Frankie Vaughan, singer and entertainer _320
He had it all - looks, a fine voice, legions of female admirers. But Liverpool’s Mr Moonlight had lost some of the spotlight . . . until now. David Charters reports
TO MOST of us whose knee joints now groan, he was a rare old dandy, a supreme, high-kicking master of the stage – spinning his boater and twirling his cane with the best of them, while crooning for the moonlight and quickening lonely hearts.
For us, he was the bridge between music-hall and rock and roll.
But is he being forgotten, slipping from the pantheon of great Liverpool stars, despite his unique contribution to showbiz?
The question troubles his widow, to whom he will always be the most romantic man in the world, her handsome boy, still able to make the roses bloom, heart-red, on their wedding anniversary.
Of course, he’s gone in the sense that we all understand it. Frankie Vaughan died in 1999, but to her he is always there.
Other Liverpool stars, such as Billy Fury, John Lennon and George Harrison, have shone just as brightly after their deaths. Statues have been sculpted to celebrate their enduring popularity.
But that hasn’t happened yet for Frankie, though, in the 1950s and 60s, he scored 30 Top 30 entries, including two number ones and nine other top-tenners. He also appeared in films, most significantly, Let’s Make Love (1961), where he famously resisted the amorous advances of his co-star, Marilyn Monroe.
Frankie’s widow, Stella Vaughan, is hoping all that will change with the release of a double disc set, featuring a 90-minute DVD of previously unseen performances and interviews with friends, celebrities and admirers, as well as a 16-song CD.
“A very funny thing happened after he died in the September,” she recalls. “Our anniversary was June 6. My son, David, and I went outside the front door. We had a rose tree at the side. The day before our anniversary, there were no flowers on it or anything. But, on our anniversary, there were 12 roses. That is absolutely true. I have a photograph taken with them and I took one of the roses and I pressed it.”
As a handsome man, a dark six-footer, with what the ladies might coyly call a manly physique, Frankie, or Frank, as Stella always called him, was the most romantic and sexy singer before skiffle and rock and roll.
He was born in 1928, as the Great Depression was about to grip the country. His father, Isaac, had an upholstery shop on Lodge Lane, and the family lived in Devon Street, near London Road, before moving to Eversley Street, off Granby Street, in the racially mixed Liverpool 8 district. Frankie was strongly aware of Liverpool’s underworld and the temptations of crime.
This knowledge would influence his later work with boys’ clubs and the knife and razor gangs in Glasgow. In 1964, he served a committee set up to advise on juvenile delinquency. Four years later, he persuaded Glaswegian youths to give up their weapons.

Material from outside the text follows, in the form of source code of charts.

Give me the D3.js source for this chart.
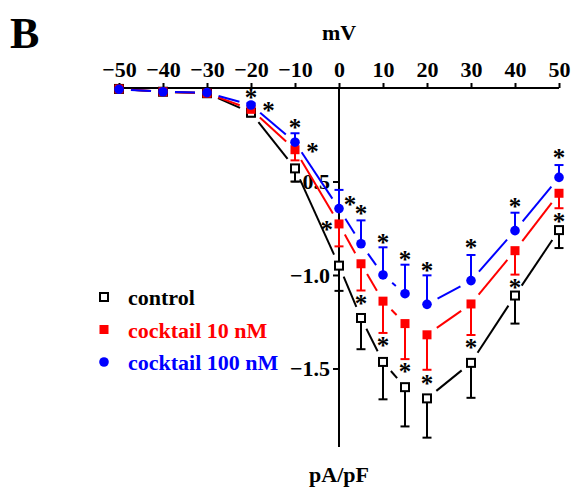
<!DOCTYPE html>
<html><head><meta charset="utf-8">
<script src="https://cdn.jsdelivr.net/npm/d3@7"></script>
<style>
html,body{margin:0;padding:0;background:#fff;}
svg{display:block;}
text{font-family:"Liberation Serif","Times New Roman",serif;font-weight:bold;}
</style></head>
<body>
<svg id="chart" width="571" height="490"></svg>
<script>
// ---- data ----
const voltages = [-50, -40, -30, -20, -10, 0, 5, 10, 15, 20, 30, 40, 50];
const controlVals = [-0.005, -0.02, -0.028, -0.132, -0.43, -0.95, -1.23, -1.465, -1.60, -1.66, -1.47, -1.11, -0.76];
const controlErr  = [0, 0, 0, 0.02, 0.07, 0.135, 0.167, 0.20, 0.21, 0.21, 0.187, 0.15, 0.096];
const c10Vals = [-0.005, -0.02, -0.028, -0.114, -0.33, -0.727, -0.94, -1.14, -1.26, -1.32, -1.155, -0.87, -0.563];
const c10Err  = [0, 0, 0, 0.015, 0.057, 0.12, 0.143, 0.17, 0.19, 0.187, 0.166, 0.128, 0.08];
const c100Vals = [-0.007, -0.02, -0.025, -0.091, -0.29, -0.645, -0.833, -1.0, -1.10, -1.157, -1.03, -0.763, -0.478];
const c100Err  = [0, 0, 0, 0.01, 0.048, 0.10, 0.125, 0.148, 0.155, 0.155, 0.137, 0.096, 0.066];
const seriesNames = ["control", "cocktail 10 nM", "cocktail 100 nM"];
const xTicks = [-50, -40, -30, -20, -10, 0, 10, 20, 30, 40, 50];
const yTicks = [-0.5, -1.0, -1.5];
// significance asterisks: [mV, pA/pF]
const starMV = [-20, -16, -10, -6, 2.5, -2.8, 5, 5, 10, 10, 15, 15, 20, 20, 30, 30, 40, 40, 50, 50];
const starPA = [-0.037, -0.103, -0.198, -0.326, -0.608, -0.742, -0.658, -1.137, -0.809, -1.362, -0.905, -1.499, -0.961, -1.565, -0.84, -1.374, -0.617, -1.053, -0.358, -0.697];

// ---- setup ----
const svg = d3.select("#chart");
const x = d3.scaleLinear().domain([-50, 50]).range([119, 559]);
const y = d3.scaleLinear().domain([0, -1.92]).range([88, 447]);
const font = '"Liberation Serif","Times New Roman",serif';
const fs = "22px";

const series = [
  {name: seriesNames[0], vals: controlVals, err: controlErr, dir: -1, color: "#000", shape: "openSquare"},
  {name: seriesNames[1], vals: c10Vals, err: c10Err, dir: -1, color: "#ff0000", shape: "square"},
  {name: seriesNames[2], vals: c100Vals, err: c100Err, dir: 1, color: "#0000ff", shape: "circle"}
];

// ---- axes ----
const xAxis = svg.append("g").attr("transform", `translate(0,${y(0)})`)
  .call(d3.axisTop(x).tickValues(xTicks).tickSize(5).tickPadding(6).tickFormat(d3.format("d")));
const yAxis = svg.append("g").attr("transform", `translate(${x(0)},0)`)
  .call(d3.axisLeft(y).tickValues(yTicks).tickSize(6).tickPadding(3).tickFormat(d3.format(".1f")));
[xAxis, yAxis].forEach(g => {
  g.select(".domain").attr("stroke", "#000").attr("stroke-width", 2);
  g.selectAll(".tick line").attr("stroke", "#000").attr("stroke-width", 2);
  g.selectAll(".tick text").attr("fill", "#000").style("font-family", font)
    .style("font-weight", "bold").style("font-size", fs);
});
yAxis.select(".domain").attr("d", `M0,${y(0)}V${y(-1.92)}`);
xAxis.select(".domain").attr("d", `M${x(-50)},0H${x(50)}`);

// ---- lines with gaps ----
const gap = 12;
series.forEach(s => {
  const g = svg.append("g");
  for (let i = 0; i < voltages.length - 1; i++) {
    const x1 = x(voltages[i]), y1 = y(s.vals[i]);
    const x2 = x(voltages[i + 1]), y2 = y(s.vals[i + 1]);
    const L = Math.hypot(x2 - x1, y2 - y1);
    if (L <= 2 * gap + 2) continue;
    const ux = (x2 - x1) / L, uy = (y2 - y1) / L;
    g.append("line")
      .attr("x1", x1 + ux * gap).attr("y1", y1 + uy * gap)
      .attr("x2", x2 - ux * gap).attr("y2", y2 - uy * gap)
      .attr("stroke", s.color).attr("stroke-width", 2);
  }
});

// ---- error bars ----
series.forEach(s => {
  const g = svg.append("g");
  voltages.forEach((v, i) => {
    if (!s.err[i]) return;
    const end = s.vals[i] + s.dir * s.err[i];
    g.append("line").attr("x1", x(v)).attr("x2", x(v))
      .attr("y1", y(s.vals[i])).attr("y2", y(end))
      .attr("stroke", s.color).attr("stroke-width", 2);
    g.append("line").attr("x1", x(v) - 4.5).attr("x2", x(v) + 4.5)
      .attr("y1", y(end)).attr("y2", y(end))
      .attr("stroke", s.color).attr("stroke-width", 2);
  });
});

// ---- markers ----
function drawMarker(g, shape, color, cx, cy) {
  if (shape === "openSquare") {
    g.append("rect").attr("x", cx - 4).attr("y", cy - 4).attr("width", 8).attr("height", 8)
      .attr("fill", "#fff").attr("stroke", color).attr("stroke-width", 2);
  } else if (shape === "square") {
    g.append("rect").attr("x", cx - 4.5).attr("y", cy - 4.5).attr("width", 9).attr("height", 9)
      .attr("fill", color);
  } else {
    g.append("circle").attr("cx", cx).attr("cy", cy).attr("r", 4.8).attr("fill", color);
  }
}
series.forEach(s => {
  const g = svg.append("g");
  voltages.forEach((v, i) => drawMarker(g, s.shape, s.color, x(v), y(s.vals[i])));
});

// ---- asterisks ----
svg.append("g").selectAll("text").data(starMV).join("text")
  .attr("x", (d, i) => x(d)).attr("y", (d, i) => y(starPA[i]))
  .attr("dy", "0.45em")
  .attr("text-anchor", "middle").style("font-size", "25px").attr("fill", "#000").text("*");

// ---- legend ----
const lg = svg.append("g");
series.forEach((s, i) => {
  const cy = 297 + i * 32.5;
  drawMarker(lg, s.shape, s.color, 104, cy);
  lg.append("text").attr("x", 128).attr("y", cy + 8).attr("fill", s.color)
    .style("font-size", fs).text(s.name);
});

// ---- titles ----
svg.append("text").attr("x", x(0)).attr("y", 40).attr("text-anchor", "middle")
  .style("font-size", fs).text("mV");
svg.append("text").attr("x", x(0)).attr("y", 482).attr("text-anchor", "middle")
  .style("font-size", fs).text("pA/pF");
svg.append("text").attr("x", 10).attr("y", 48).style("font-size", "44px").text("B");
</script>
</body></html>
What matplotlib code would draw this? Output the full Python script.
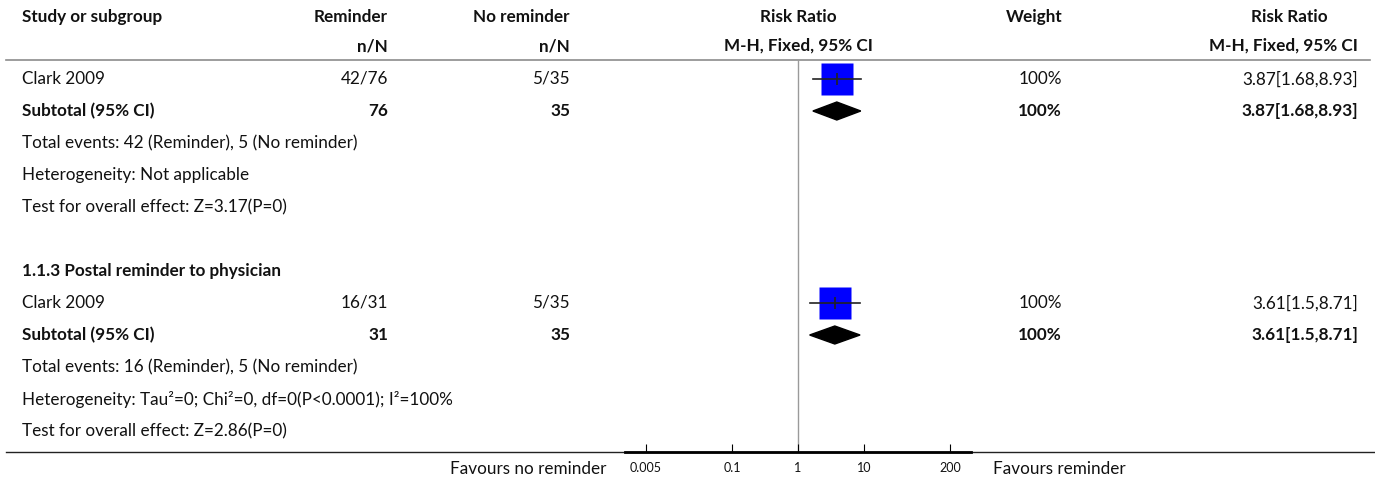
import numpy as np
import matplotlib.pyplot as plt
from matplotlib.patches import Polygon

plt.rcParams['font.family'] = ['Lato', 'DejaVu Sans']

# ---- data ----
group_titles = ['', '1.1.3 Postal reminder to physician']
studies = ['Clark 2009', 'Clark 2009']
rem_events = [42, 16]
rem_total = [76, 31]
ctl_events = [5, 5]
ctl_total = [35, 35]
rr = [3.87, 3.61]
rr_lo = [1.68, 1.5]
rr_hi = [8.93, 8.71]
weight = [100, 100]
heterogeneity = ['Not applicable', 'Tau\u00b2=0; Chi\u00b2=0, df=0(P<0.0001); I\u00b2=100%']
z_val = [3.17, 2.86]
p_val = ['0', '0']
xticks = [0.005, 0.1, 1, 10, 200]

W, H = 1375, 482
fig = plt.figure(figsize=(W / 100, H / 100), dpi=100)

# text layer in pixel units
ax = fig.add_axes([0, 0, 1, 1])
ax.set_xlim(0, W)
ax.set_ylim(H, 0)
ax.axis('off')

fs = 12.3
col_study = 22
col_rem = 388
col_ctl = 570
col_rr = 798
col_w = 1062
col_rr2 = 1289
col_rr2_r = 1358

def txt(x, y, s, ha='left', bold=False, size=fs):
    ax.text(x, y, s, ha=ha, va='center', fontsize=size,
            fontweight='bold' if bold else 'normal', color='#111111')

# header
txt(col_study, 17, 'Study or subgroup', bold=True)
txt(col_rem, 17, 'Reminder', ha='right', bold=True)
txt(col_ctl, 17, 'No reminder', ha='right', bold=True)
txt(col_rr, 17, 'Risk Ratio', ha='center', bold=True)
txt(col_w, 17, 'Weight', ha='right', bold=True)
txt(col_rr2, 17, 'Risk Ratio', ha='center', bold=True)
txt(col_rem, 46, 'n/N', ha='right', bold=True)
txt(col_ctl, 46, 'n/N', ha='right', bold=True)
txt(col_rr, 46, 'M-H, Fixed, 95% CI', ha='center', bold=True)
txt(col_rr2_r, 46, 'M-H, Fixed, 95% CI', ha='right', bold=True)
ax.plot([6, 1370], [60, 60], color='#8c8c8c', lw=1.2)

row0, step = 79, 32

def ypx(r):
    return row0 + step * r

# forest panel
left, right = 625, 971
top, bottom = 60, 452
fx = fig.add_axes([left / W, (H - bottom) / H, (right - left) / W, (bottom - top) / H])
fx.set_xscale('log')
span = 2.62
fx.set_xlim(10 ** -span, 10 ** span)
fx.set_ylim((bottom - row0) / step, (top - row0) / step)
fx.patch.set_visible(False)
for s in ['top', 'left', 'right']:
    fx.spines[s].set_visible(False)
fx.spines['bottom'].set_linewidth(2)
fx.set_yticks([])
fx.set_xticks(xticks)
fx.set_xticklabels([('%g' % t) for t in xticks])
fx.minorticks_off()
fx.tick_params(axis='x', direction='in', length=6, width=0.8, labelsize=9, pad=7,
               labelcolor='#111111')
fx.axvline(1, color='#9a9a9a', lw=1.0, zorder=0)

rows = [(0, 1), (7, 8)]  # (study row, subtotal row) per group
for g, (rs, rt) in enumerate(rows):
    if group_titles[g]:
        txt(col_study, ypx(rs - 1), group_titles[g], bold=True)
    txt(col_study, ypx(rs), studies[g])
    txt(col_rem, ypx(rs), '%d/%d' % (rem_events[g], rem_total[g]), ha='right')
    txt(col_ctl, ypx(rs), '%d/%d' % (ctl_events[g], ctl_total[g]), ha='right')
    txt(col_w, ypx(rs), '%d%%' % weight[g], ha='right')
    txt(col_rr2_r, ypx(rs), '%g[%g,%g]' % (rr[g], rr_lo[g], rr_hi[g]), ha='right')

    # study box + CI
    fx.plot([rr_lo[g], rr_hi[g]], [rs, rs], color='#222222', lw=1.2, zorder=3)
    fx.plot([rr[g]], [rs], marker='s', ms=22.5, color='#0000ff', mec='none', zorder=2)
    fx.plot([rr[g]], [rs], marker='|', ms=8, mew=1.2, color='#222222', zorder=4)

    # subtotal row
    txt(col_study, ypx(rt), 'Subtotal (95% CI)', bold=True)
    txt(col_rem, ypx(rt), str(rem_total[g]), ha='right', bold=True)
    txt(col_ctl, ypx(rt), str(ctl_total[g]), ha='right', bold=True)
    txt(col_w, ypx(rt), '%d%%' % weight[g], ha='right', bold=True)
    txt(col_rr2_r, ypx(rt), '%g[%g,%g]' % (rr[g], rr_lo[g], rr_hi[g]), ha='right', bold=True)
    h = 9 / step
    fx.add_patch(Polygon([(rr_lo[g], rt), (rr[g], rt - h), (rr_hi[g], rt), (rr[g], rt + h)],
                         closed=True, color='black', zorder=3))

    txt(col_study, ypx(rt + 1), 'Total events: %d (Reminder), %d (No reminder)'
        % (rem_events[g], ctl_events[g]))
    txt(col_study, ypx(rt + 2), 'Heterogeneity: ' + heterogeneity[g])
    txt(col_study, ypx(rt + 3), 'Test for overall effect: Z=%g(P=%s)' % (z_val[g], p_val[g]))

# bottom rule and favours labels
ax.plot([6, 1375], [452, 452], color='#222222', lw=1.0, zorder=1)
txt(606, 469, 'Favours no reminder', ha='right')
txt(993, 469, 'Favours reminder')

plt.savefig('out.png', dpi=100)
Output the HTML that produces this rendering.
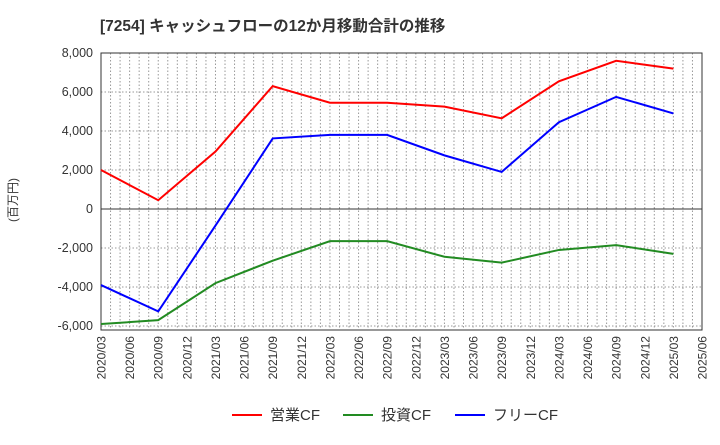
<!DOCTYPE html>
<html><head><meta charset="utf-8"><style>
body{margin:0;background:#fff;font-family:"Liberation Sans","Noto Sans CJK JP",sans-serif}
</style></head><body>
<svg width="720" height="440" xmlns="http://www.w3.org/2000/svg" font-family="Liberation Sans, Noto Sans CJK JP, sans-serif">
<text x="100" y="31" font-size="15.5" font-weight="bold" fill="#333">[7254]  キャッシュフローの12か月移動合計の推移</text>
<text transform="translate(17,200) rotate(-90)" font-size="12" fill="#333" text-anchor="middle">(百万円)</text>
<g id="grid"></g><g id="axes"></g><g id="series"></g>
<g font-size="15" fill="#333">
<line x1="232" y1="415" x2="262" y2="415" stroke="#f00" stroke-width="2"/><text x="270" y="420">営業CF</text>
<line x1="343" y1="415" x2="373" y2="415" stroke="#228B22" stroke-width="2"/><text x="381" y="420">投資CF</text>
<line x1="455" y1="415" x2="485" y2="415" stroke="#00f" stroke-width="2"/><text x="493" y="420">フリーCF</text>
</g>
</svg>
<script>
const categories=["2020/03","2020/09","2021/03","2021/09","2022/03","2022/09","2023/03","2023/09","2024/03","2024/09","2025/03"];
const operatingCF=[2000,450,2950,6300,5450,5450,5250,4650,6550,7600,7200];
const investingCF=[-5900,-5700,-3800,-2650,-1650,-1650,-2450,-2750,-2100,-1850,-2300];
const freeCF=[-3900,-5250,-850,3620,3800,3800,2750,1900,4450,5750,4900];
const xTickLabels=["2020/03","2020/06","2020/09","2020/12","2021/03","2021/06","2021/09","2021/12","2022/03","2022/06","2022/09","2022/12","2023/03","2023/06","2023/09","2023/12","2024/03","2024/06","2024/09","2024/12","2025/03","2025/06"];
const yTicks=[8000,6000,4000,2000,0,-2000,-4000,-6000];
const NS="http://www.w3.org/2000/svg";
const L=101,R=702,T=53,B=330;
const mIdx=s=>{const[a,b]=s.split("/").map(Number);return (a-2020)*12+(b-3);};
const X=s=>L+mIdx(s)*(R-L)/63;
const Y=v=>209-v*(156/8000);
function mk(p,t,a){const e=document.createElementNS(NS,t);for(const k in a)e.setAttribute(k,a[k]);p.appendChild(e);return e;}
const grid=document.getElementById("grid"),axes=document.getElementById("axes"),ser=document.getElementById("series");
for(let m=1;m<63;m++){const l=mk(grid,"line",{x1:L+m*(R-L)/63,x2:L+m*(R-L)/63,y1:T,y2:B,stroke:"#999","stroke-dasharray":"1.5,2","stroke-width":1});

}
yTicks.forEach(v=>{const l=mk(grid,"line",{x1:L,x2:R,y1:Y(v),y2:Y(v),stroke:v===0?"#333":"#999","stroke-dasharray":v===0?"":"1.5,2","stroke-width":1});


const t=mk(axes,"text",{x:L-8,y:Y(v)+4,"text-anchor":"end","font-size":12.5,fill:"#333"});t.textContent=v.toLocaleString("en-US");

});
const fr=mk(axes,"rect",{x:L,y:T,width:R-L,height:B-T,fill:"none",stroke:"#333","stroke-width":1});


xTickLabels.forEach(s=>{const x=X(s);const t=mk(axes,"text",{transform:`translate(${x+4.5},${B+6}) rotate(-90)`,"text-anchor":"end","font-size":12,fill:"#333"});t.textContent=s;

});
[[operatingCF,"#f00","operating-cf-line"],[investingCF,"#228B22","investing-cf-line"],[freeCF,"#00f","free-cf-line"]].forEach(([d,c,n])=>{
const p=mk(ser,"polyline",{points:d.map((v,i)=>X(categories[i])+","+Y(v)).join(" "),fill:"none",stroke:c,"stroke-width":2});

});
</script>
</body></html>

With a slight improvement in their circumstances, the hard-working Ablesons next settled on Smithdown Road, while Frankie attended the Harrison Jones School and began singing in the choir at the Synagogue of the Old Hebrew Congregation, on Princes Road, receiving 12 shillings and sixpence (about 65p) a week.
His mother was a seamstress and his father was constantly busy, so Frankie spent much time with his grandmother, Freda Kozak, who showed him the sites of Merseyside, including the Pier Head and New Brighton, and various museums and galleries.
On the outbreak of war, Frankie was evacuated, first to Cumbria, and then Lancaster, where he joined the local boys’ club, becoming a fine boxer, footballer and a county table-tennis player.
Art was also luring Frankie and, when he was 14, his thesis on the Royal Liver Building won him a scholarship to the Lancaster College of Art. He transferred to Leeds College, when the family moved again.